Mangrove sickness is cured by Mangrove
Medicine, but what Mangrove Medicine consists of is, again, a
closely guarded secret of the traditional healers. I am fascinated
by the mangrove swamps, and have spent many happy hours snapping
photos of the dark, creepy, tangled roots which fringe the island.
Pohnpei has no beaches, but the mangrove, in my opinion, is far
more interesting. However, when I am struck down by food poisoning
for the second time in a month, both times the day I am due to go
out in the jeep to administer my “western medicine” and spread my
western ideas, I do start to wonder if I have stirred up some
ancient spectre and need some mangrove medicine of my own......
Stigma
The next week, we manage to get together with
our first patient’s family – her mother and aunt, sister and
daughter. We can’t seem to track down her husband. We ask
about the ghosts and the local healer, but the family say they
don’t want to see a local healer anymore and are happy for her to
take our medication, even though they don’t seem to think it’ll do
much good. It’s hard to get information from them about what they
think is wrong. They have a private conversation with one of the
Pohnpei trainees in the local language. Back in the jeep he tells
me that they asked him not to translate for me, but he does, anyway
– apparently, they believe the problem is she is too lazy and the
best thing would be “to beat the evil out of her”. Oh boy!
Back at base, I switch my training session
plan to a session on tackling stigma and psycho-education, and try
to book another visit with the family as soon as we can. Time is
going very swiftly, and we’re now moving on to “training the
trainers” work, in order to try to capacity build.
Lock up
The trainees have some great ideas: the
trainee from Chuuk is keen to teach her colleagues in maternal
health about post-natal mental illness which they say is relatively
unheard of here. It’s handy that everyone on island is related to
everyone else – one of the Pohnpei trainees is the brother of the
chief of police, so we should be able to organise a training
session for the local force fairly easily. The police are depended
on here for assistance when someone is very disturbed and needs a
place of safety, and they seem to do a pretty good job with the
limited resources and expertise they have. The policemen I have met
seem empathic and concerned about the inappropriateness of jail for
mentally ill clients.
In other parts of the FSM I am told it isn’t
so good – in Chuuk, for example, the mentally ill are held in cells
with criminals, who beat them and abuse them. There is very little
legislation here for the mentally ill – if they are deemed unsafe
to stay at home, jail is the only other option; the mental health
team need to file a request with the court for a “commitment order”

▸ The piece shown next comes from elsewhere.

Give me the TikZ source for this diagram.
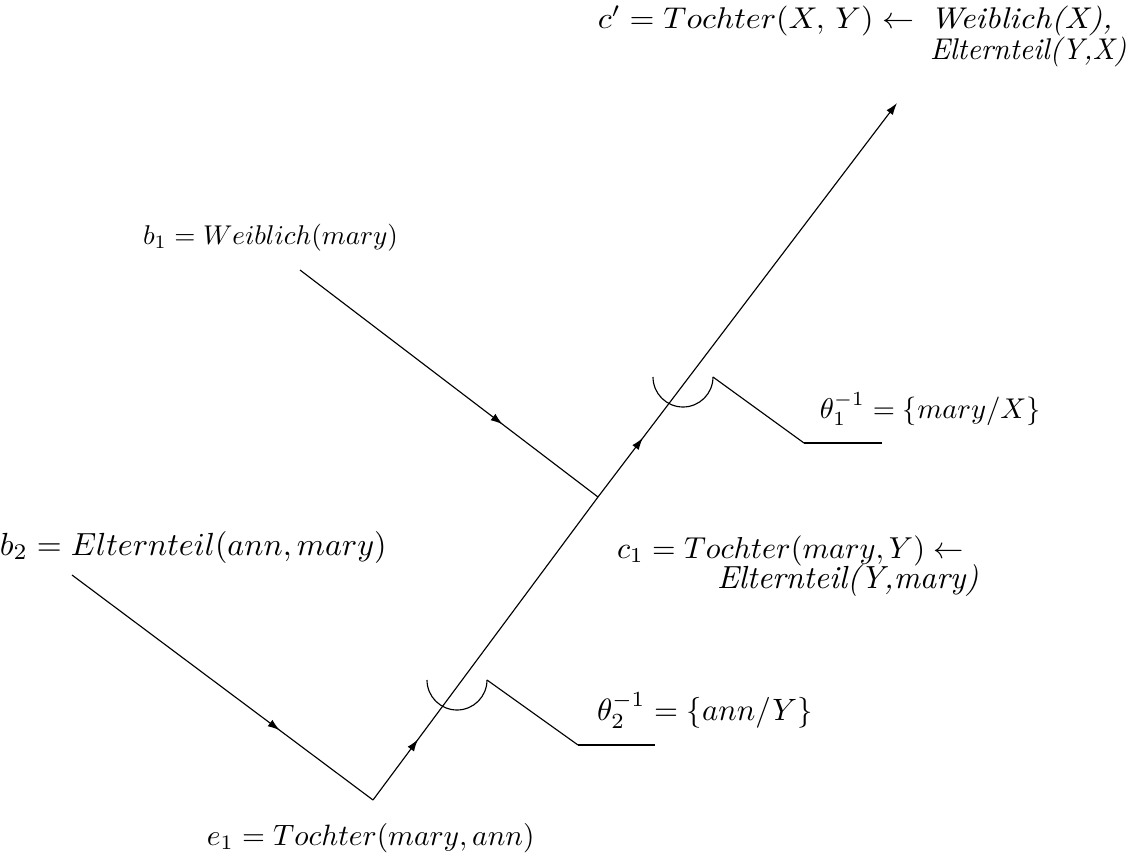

within 24 hours of incarceration, and the court then commit the
patient to jail for a maximum of thirty days.
If the patient stabilises before then, the
mental health team request release. If the patient is felt to need
longer, the mental health team request longer detention. But
families play a pivotal role in whether patients are allowed to go
home – if the families insist they remain in jail, in jail they
remain, because there is nowhere else for them to go other than
home. Patients don’t have rights to lawyers or appeals or
tribunals, and although the mental health team try hard to ensure
nobody remains in jail for longer than necessary, they are
dependent on families working with them and not obstructing
release. There are no community facilities at all here, no hostels
or supported living. It’s either with family, or on your own, and
not many people at all can afford to live on their own or the
severity of their illness means it wouldn’t be safe. The mentally
ill are not entitled to benefits and there are no social services
as exist back home in the UK.
Tomorrow is our Christmas party, storms
permitting. We’re having it at the marine park, where the giant
turtles live. More news to follow soon.